When we blend with our fear, we take away its power.
The Bottom Line
I’ve written before about how the things that scare us are often the things that we most want. Some of the best opportunities in my life have come from stepping outside of my comfort zone.
Leaving my job was scary. Investing in my first coach was scary. Writing is still scary, every single day. And worth it.
This isn’t a very actionable article. It’s not filled with lists and tips and tactics. But if you implement the information I've given you, it might just transform your life.
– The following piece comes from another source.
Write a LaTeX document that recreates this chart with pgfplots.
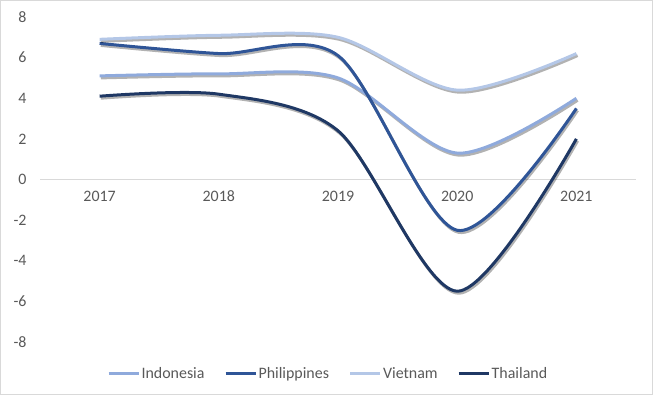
\documentclass[border=0pt]{standalone}
\usepackage{pgfplots}
\pgfplotsset{compat=1.18}
\usepackage{fontspec}
\setmainfont{Carlito}
\definecolor{indo}{HTML}{8FAADC}
\definecolor{phil}{HTML}{2F5597}
\definecolor{viet}{HTML}{B4C7E7}
\definecolor{thai}{HTML}{1F3864}
\definecolor{txtgray}{HTML}{595959}
\definecolor{zerogray}{HTML}{D9D9D9}
\definecolor{bordergray}{HTML}{D9D9D9}
\pgfplotsset{
  serie/.style={line width=3bp, smooth, tension=0.5},
  shadow/.style={line width=3bp, smooth, tension=0.5, draw=black, opacity=0.3, xshift=1.2bp, yshift=-2bp, forget plot},
}
\begin{document}
\begin{tikzpicture}
\useasboundingbox (0,0) rectangle (653bp,395bp);
\draw[color=bordergray, line width=0.75bp] (0.5bp,0.5bp) rectangle (652.5bp,394.5bp);
\begin{axis}[
  at={(40bp,53bp)}, anchor=south west,
  scale only axis, width=596bp, height=325bp,
  xmin=-0.5, xmax=4.5, ymin=-8, ymax=8,
  axis x line=middle, axis y line=left,
  x axis line style={draw=zerogray, line width=0.75bp, -},
  y axis line style={draw=none},
  xtick={0,1,2,3,4}, xticklabels={2017,2018,2019,2020,2021},
  ytick={-8,-6,-4,-2,0,2,4,6,8},
  major tick length=0,
  /pgf/number format/assume math mode=true,
  tick label style={font=\fontsize{16}{18}\selectfont, text=txtgray},
  yticklabel style={xshift=-10bp},
  xticklabel style={yshift=-8bp},
  clip=false,
  legend columns=4,
  legend style={draw=none, at={(0.483,-0.097)}, anchor=center,
    font=\fontsize{16}{18}\selectfont, text=txtgray,
    nodes={inner sep=1.5bp},
    /tikz/every even column/.append style={column sep=18bp}},
  legend image code/.code={\draw[#1] (0bp,0bp) -- (30bp,0bp);},
]
\addplot[shadow] coordinates {(0,5.1) (1,5.2) (2,5.0) (3,1.3) (4,4.0)};
\addplot[serie, indo] coordinates {(0,5.1) (1,5.2) (2,5.0) (3,1.3) (4,4.0)};
\addlegendentry{Indonesia}
\addplot[shadow] coordinates {(0,6.7) (1,6.2) (2,6.1) (3,-2.5) (4,3.5)};
\addplot[serie, phil] coordinates {(0,6.7) (1,6.2) (2,6.1) (3,-2.5) (4,3.5)};
\addlegendentry{Philippines}
\addplot[shadow] coordinates {(0,6.9) (1,7.1) (2,7.0) (3,4.4) (4,6.2)};
\addplot[serie, viet] coordinates {(0,6.9) (1,7.1) (2,7.0) (3,4.4) (4,6.2)};
\addlegendentry{Vietnam}
\addplot[shadow] coordinates {(0,4.1) (1,4.2) (2,2.4) (3,-5.5) (4,2.0)};
\addplot[serie, thai] coordinates {(0,4.1) (1,4.2) (2,2.4) (3,-5.5) (4,2.0)};
\addlegendentry{Thailand}
\end{axis}
\end{tikzpicture}
\end{document}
When we run from our fear, we end up moving towards the very thing we dread. What if you made a habit of blending with the things that scare you? That's how highly successful businesses (and lives) are built.
It’s time to be brave.
Catalyst update: There's still time to earn a spot in my new group coaching program if you hurry (applications close July 24th). Because of the intimate nature of Catalyst, I will only be accepting a maximum of 7 inspiring entrepreneurs. Apply today and learn how to finally build a profitable business the brave way - without having to do it all on your own.
Greg Faxon is a business coach and catalyst for high-performing entrepreneurs. He helps clients all over the world get paid to do work they love by starting and growing impactful businesses that unleash their full potential. He also writes articles about how entrepreneurs can build their business through bravery on his popular blog. If you enjoyed this article and want more like it, subscribe to his weekly newsletter today.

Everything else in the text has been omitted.